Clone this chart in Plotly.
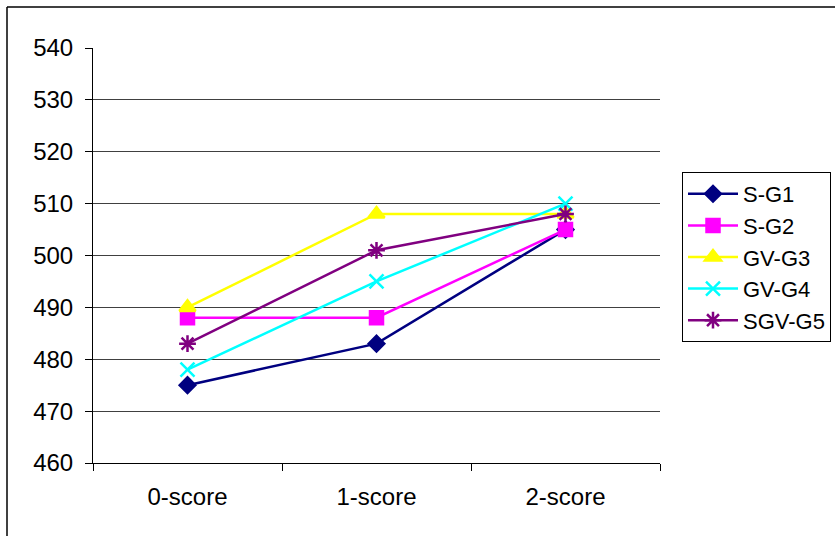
import plotly.graph_objects as go

categories = ["0-score", "1-score", "2-score"]
series_names = ["S-G1", "S-G2", "GV-G3", "GV-G4", "SGV-G5"]
s_g1 = [475, 483, 505]
s_g2 = [488, 488, 505]
gv_g3 = [490, 508, 508]
gv_g4 = [478, 495, 510]
sgv_g5 = [483, 501, 508]
y_ticks = [460, 470, 480, 490, 500, 510, 520, 530, 540]

values = [s_g1, s_g2, gv_g3, gv_g4, sgv_g5]
colors = ["#000080", "#FF00FF", "#FFFF00", "#00FFFF", "#800080"]
symbols = ["diamond", "square", "triangle-up", "x-thin-open", "asterisk-open"]
sizes = [12, 13, 14, 14, 14]

fig = go.Figure()
for i, (name, vals) in enumerate(zip(series_names, values)):
    fig.add_trace(go.Scatter(
        x=categories, y=vals, name=name, mode="lines+markers",
        line=dict(color=colors[i], width=2.5),
        marker=dict(symbol=symbols[i], size=sizes[i], color=colors[i],
                    line=dict(color=colors[i], width=2.5)),
        legendgroup=name,
    ))

L, R, T, B = 93, 175, 48, 73
W, H = 835, 536
pw = W - L - R
ph = H - T - B

def px(x):
    return (x - L) / pw

def py(y):
    return (H - B - y) / ph

fig.update_layout(
    width=W, height=H,
    margin=dict(l=L, r=R, t=T, b=B, autoexpand=False),
    paper_bgcolor="white", plot_bgcolor="white",
    font=dict(family="Liberation Sans, Arial, sans-serif", color="black"),
    showlegend=True,
    legend=dict(
        x=px(682), y=py(172), xanchor="left", yanchor="top",
        bordercolor="black", borderwidth=1, bgcolor="white",
        font=dict(size=22), traceorder="grouped", tracegroupgap=0,
        itemwidth=50,
    ),
    xaxis=dict(
        type="category", range=[-0.5, 2.5], tickson="boundaries",
        ticks="outside", ticklen=7, tickcolor="black",
        showline=True, linecolor="black", linewidth=1,
        showgrid=False, tickfont=dict(size=24), fixedrange=True,
        ticklabelstandoff=12, automargin=False,
    ),
    yaxis=dict(
        range=[460, 540], tickvals=y_ticks, ticks="outside", ticklen=7,
        tickcolor="black", showline=True, linecolor="black", linewidth=1,
        showgrid=True, gridcolor="#404040", gridwidth=1,
        tickfont=dict(size=24), zeroline=False, automargin=False,
        ticklabelstandoff=7,
    ),
    shapes=[
        dict(type="line", xref="paper", yref="paper",
             x0=px(7), x1=px(835), y0=py(7), y1=py(7),
             line=dict(color="black", width=1.5)),
        dict(type="line", xref="paper", yref="paper",
             x0=px(7), x1=px(7), y0=py(7), y1=py(540),
             line=dict(color="black", width=1.5)),
    ],
)

fig.write_html(
    "out.html",
    config={"displayModeBar": False},
    post_script="document.body.style.margin='0';document.body.style.overflow='hidden';",
)
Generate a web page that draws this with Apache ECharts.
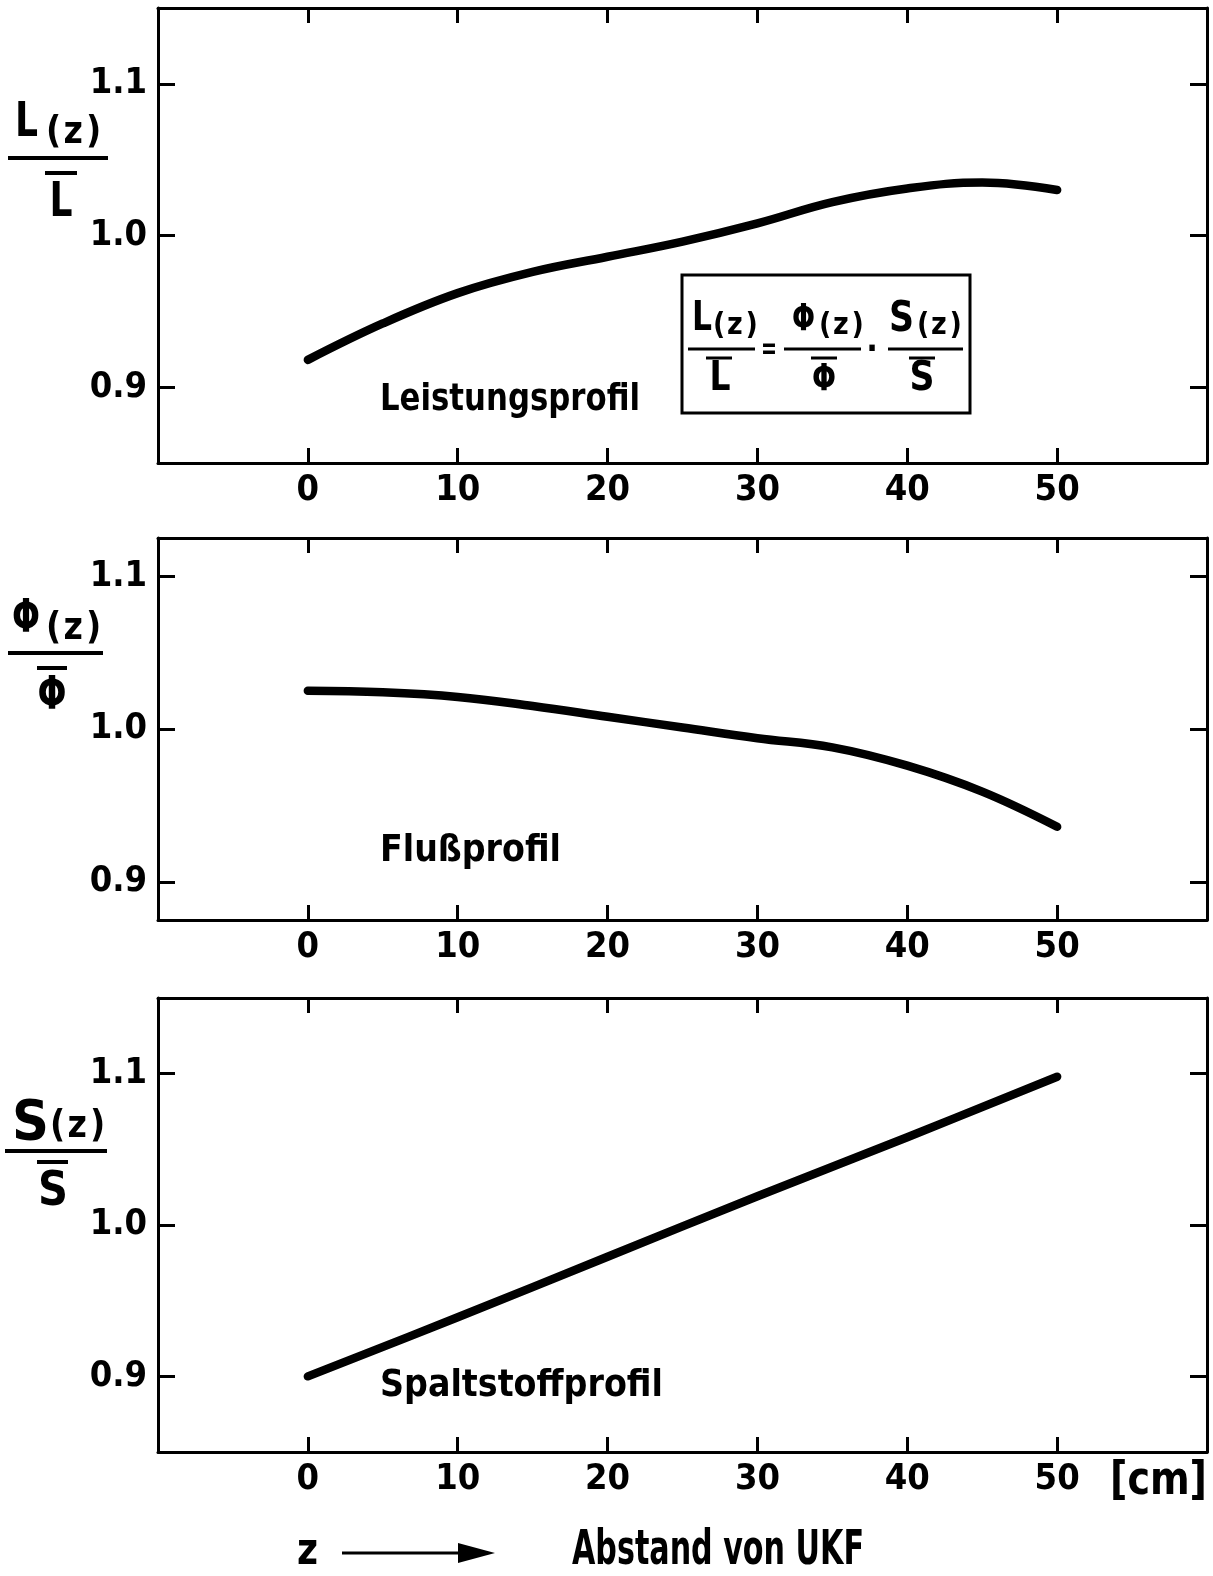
<!DOCTYPE html>
<html>
<head>
<meta charset="utf-8">
<script src="https://cdn.jsdelivr.net/npm/echarts@6/dist/echarts.min.js"></script>
<style>
html,body{margin:0;padding:0;background:#fff;}
#c{width:1213px;height:1576px;}
</style>
</head>
<body>
<div id="c"></div>
<script>
// ---- data ----
const Z_L = [0, 5, 10, 15, 20, 25, 30, 35, 40, 45, 50];
const L_VALS = [0.918, 0.942, 0.962, 0.976, 0.986, 0.996, 1.008, 1.022, 1.031, 1.035, 1.030];
const Z_PHI = [0, 5, 10, 15, 20, 25, 30, 35, 40, 45, 50];
const PHI_VALS = [1.025, 1.024, 1.021, 1.015, 1.008, 1.001, 0.994, 0.988, 0.976, 0.959, 0.936];
const Z_S = [0, 10, 20, 30, 40, 50];
const S_VALS = [0.900, 0.939, 0.979, 1.019, 1.058, 1.098];
const X_TICKS = [0, 10, 20, 30, 40, 50];
const Y_TICKS = [0.9, 1.0, 1.1];
const Y_RANGES = [[0.85, 1.15], [0.875, 1.125], [0.85, 1.15]];
const CURVE_LABELS = ['Leistungsprofil', 'Flußprofil', 'Spaltstoffprofil'];
const X_UNIT = '[cm]';
const X_TITLE = 'Abstand von UKF';

const FONT_N = '"DejaVu Sans Condensed","Liberation Sans",sans-serif';

const grids = [
  {left: 158, top: 8, width: 1049, height: 455},
  {left: 158, top: 538, width: 1049, height: 382},
  {left: 158, top: 998, width: 1049, height: 454}
];

const AX = {color: '#000', width: 3};
const xAxes = [], yAxes = [];
grids.forEach((g, i) => {
  xAxes.push({
    type: 'value', gridIndex: i, position: 'bottom', min: -10, max: 60, interval: 10,
    axisLine: {onZero: false, lineStyle: AX},
    axisTick: {inside: true, length: 15, lineStyle: AX, customValues: X_TICKS},
    axisLabel: {customValues: X_TICKS, fontSize: 36, fontWeight: 'bold', fontFamily: FONT_N, color: '#000', margin: 10},
    splitLine: {show: false}
  });
  xAxes.push({
    type: 'value', gridIndex: i, position: 'top', min: -10, max: 60, interval: 10,
    axisLine: {onZero: false, lineStyle: AX},
    axisTick: {inside: true, length: 15, lineStyle: AX, customValues: X_TICKS},
    axisLabel: {show: false},
    splitLine: {show: false}
  });
  yAxes.push({
    type: 'value', gridIndex: i, position: 'left', min: Y_RANGES[i][0], max: Y_RANGES[i][1],
    axisLine: {onZero: false, lineStyle: AX},
    axisTick: {inside: true, length: 17, lineStyle: AX, customValues: Y_TICKS},
    axisLabel: {customValues: Y_TICKS, fontSize: 36, fontWeight: 'bold', fontFamily: FONT_N, color: '#000', margin: 11,
      formatter: v => Number(v).toFixed(1)},
    splitLine: {show: false}
  });
  yAxes.push({
    type: 'value', gridIndex: i, position: 'right', min: Y_RANGES[i][0], max: Y_RANGES[i][1],
    axisLine: {onZero: false, lineStyle: AX},
    axisTick: {inside: true, length: 17, lineStyle: AX, customValues: Y_TICKS},
    axisLabel: {show: false},
    splitLine: {show: false}
  });
});

function pairs(xs, ys) { return xs.map((x, k) => [x, ys[k]]); }
const seriesData = [pairs(Z_L, L_VALS), pairs(Z_PHI, PHI_VALS), pairs(Z_S, S_VALS)];
const series = seriesData.map((d, i) => ({
  type: 'line', xAxisIndex: 2 * i, yAxisIndex: 2 * i, data: d, smooth: 0.4,
  symbol: 'none', lineStyle: {color: '#000', width: 8.5, cap: 'round', join: 'round'},
  silent: true, animation: false
}));

// ---- graphic helpers ----
const mctx = document.createElement('canvas').getContext('2d');
function measure(s, size) {
  mctx.font = 'bold ' + size + 'px ' + FONT_N;
  return mctx.measureText(s).width;
}
// text fitted horizontally to target width w (if given)
function txt(x, y, s, size, align, w) {
  const sx = w ? w / measure(s, size) : 1;
  return {type: 'text', x: x, y: y, scaleX: sx, silent: true,
    style: {text: s, fontSize: size, fontWeight: 'bold', fontFamily: FONT_N, fill: '#000',
      align: align || 'left', verticalAlign: 'middle'}};
}
function ln(x1, y1, x2, y2, w) {
  return {type: 'line', silent: true, shape: {x1, y1, x2, y2}, style: {stroke: '#000', lineWidth: w || 4}};
}
function subZ(x, y, size) {
  return [txt(x, y, '(', size), txt(x + 0.47 * size, y, 'z', size), txt(x + 1.08 * size, y, ')', size)];
}
function frac(o) {
  return [
    txt(o.tx, o.ty, o.sym, o.ts, 'left', o.tw),
    ...subZ(o.zx, o.zy, o.zs),
    ln(o.b1, o.by, o.b2, o.by, o.bw || 4),
    ln(o.o1, o.oy, o.o2, o.oy, o.bw || 4),
    txt(o.bcx, o.bcy, o.sym, o.bs, 'center', o.bwid)
  ];
}

const graphics = [];
// y-axis titles
graphics.push(...frac({sym: 'L', tx: 15, ty: 124, ts: 48, tw: 23, zx: 46, zy: 133, zs: 37,
  b1: 8, b2: 108, by: 158, o1: 45, o2: 77, oy: 173, bcx: 61, bcy: 204, bs: 48, bwid: 23}));
graphics.push(...frac({sym: 'Φ', tx: 12, ty: 620, ts: 46, tw: 28, zx: 46, zy: 629, zs: 37,
  b1: 8, b2: 103, by: 653, o1: 37, o2: 67, oy: 668, bcx: 52, bcy: 697, bs: 46, bwid: 29}));
graphics.push(...frac({sym: 'S', tx: 12, ty: 1124, ts: 56, tw: 37, zx: 50, zy: 1127, zs: 37,
  b1: 5, b2: 107, by: 1151, o1: 37, o2: 68, oy: 1162, bcx: 53, bcy: 1193, bs: 48, bwid: 30}));

// formula box
graphics.push({type: 'rect', silent: true, shape: {x: 682, y: 275, width: 288, height: 138},
  style: {fill: 'none', stroke: '#000', lineWidth: 3}});
graphics.push(...frac({sym: 'L', tx: 692, ty: 320, ts: 40, tw: 20, zx: 713, zy: 326, zs: 30,
  b1: 688, b2: 755, by: 349, o1: 706, o2: 732, oy: 358, bcx: 720, bcy: 380, bs: 40, bwid: 21, bw: 3}));
graphics.push(txt(769, 350, '=', 30, 'center', 16));
graphics.push(...frac({sym: 'Φ', tx: 792, ty: 320, ts: 38, tw: 23, zx: 819, zy: 326, zs: 30,
  b1: 784, b2: 861, by: 349, o1: 811, o2: 837, oy: 358, bcx: 824, bcy: 380, bs: 38, bwid: 24, bw: 3}));
graphics.push(txt(872, 351, '·', 34, 'center'));
graphics.push(...frac({sym: 'S', tx: 889, ty: 320, ts: 42, tw: 25, zx: 917, zy: 326, zs: 30,
  b1: 888, b2: 963, by: 349, o1: 909, o2: 935, oy: 358, bcx: 922, bcy: 380, bs: 40, bwid: 25, bw: 3}));

// curve labels
graphics.push(txt(380, 400, CURVE_LABELS[0], 38, 'left', 260));
graphics.push(txt(380, 851, CURVE_LABELS[1], 38, 'left', 181));
graphics.push(txt(380, 1386, CURVE_LABELS[2], 38, 'left', 283));

// bottom annotations
graphics.push(txt(1110, 1482, X_UNIT, 46, 'left', 97));
graphics.push(txt(297, 1553, 'z', 44, 'left', 21));
graphics.push(ln(342, 1553, 462, 1553, 3));
graphics.push({type: 'polygon', silent: true, shape: {points: [[458, 1543], [495, 1553], [458, 1563]]},
  style: {fill: '#000'}});
graphics.push(txt(572, 1552, X_TITLE, 48, 'left', 292));

const chart = echarts.init(document.getElementById('c'), null, {renderer: 'canvas'});
chart.setOption({
  animation: false,
  backgroundColor: '#fff',
  grid: grids,
  xAxis: xAxes,
  yAxis: yAxes,
  series: series,
  graphic: graphics
});
</script>
</body>
</html>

........

Instruction:
Write out, word for word, the lines from the start of the data through the one holding "return (H - B - y) / ph". Omit pictures.

Complete response:
Clone this chart in Plotly.
import plotly.graph_objects as go

categories = ["0-score", "1-score", "2-score"]
series_names = ["S-G1", "S-G2", "GV-G3", "GV-G4", "SGV-G5"]
s_g1 = [475, 483, 505]
s_g2 = [488, 488, 505]
gv_g3 = [490, 508, 508]
gv_g4 = [478, 495, 510]
sgv_g5 = [483, 501, 508]
y_ticks = [460, 470, 480, 490, 500, 510, 520, 530, 540]

values = [s_g1, s_g2, gv_g3, gv_g4, sgv_g5]
colors = ["#000080", "#FF00FF", "#FFFF00", "#00FFFF", "#800080"]
symbols = ["diamond", "square", "triangle-up", "x-thin-open", "asterisk-open"]
sizes = [12, 13, 14, 14, 14]

fig = go.Figure()
for i, (name, vals) in enumerate(zip(series_names, values)):
    fig.add_trace(go.Scatter(
        x=categories, y=vals, name=name, mode="lines+markers",
        line=dict(color=colors[i], width=2.5),
        marker=dict(symbol=symbols[i], size=sizes[i], color=colors[i],
                    line=dict(color=colors[i], width=2.5)),
        legendgroup=name,
    ))

L, R, T, B = 93, 175, 48, 73
W, H = 835, 536
pw = W - L - R
ph = H - T - B

def px(x):
    return (x - L) / pw

def py(y):
    return (H - B - y) / ph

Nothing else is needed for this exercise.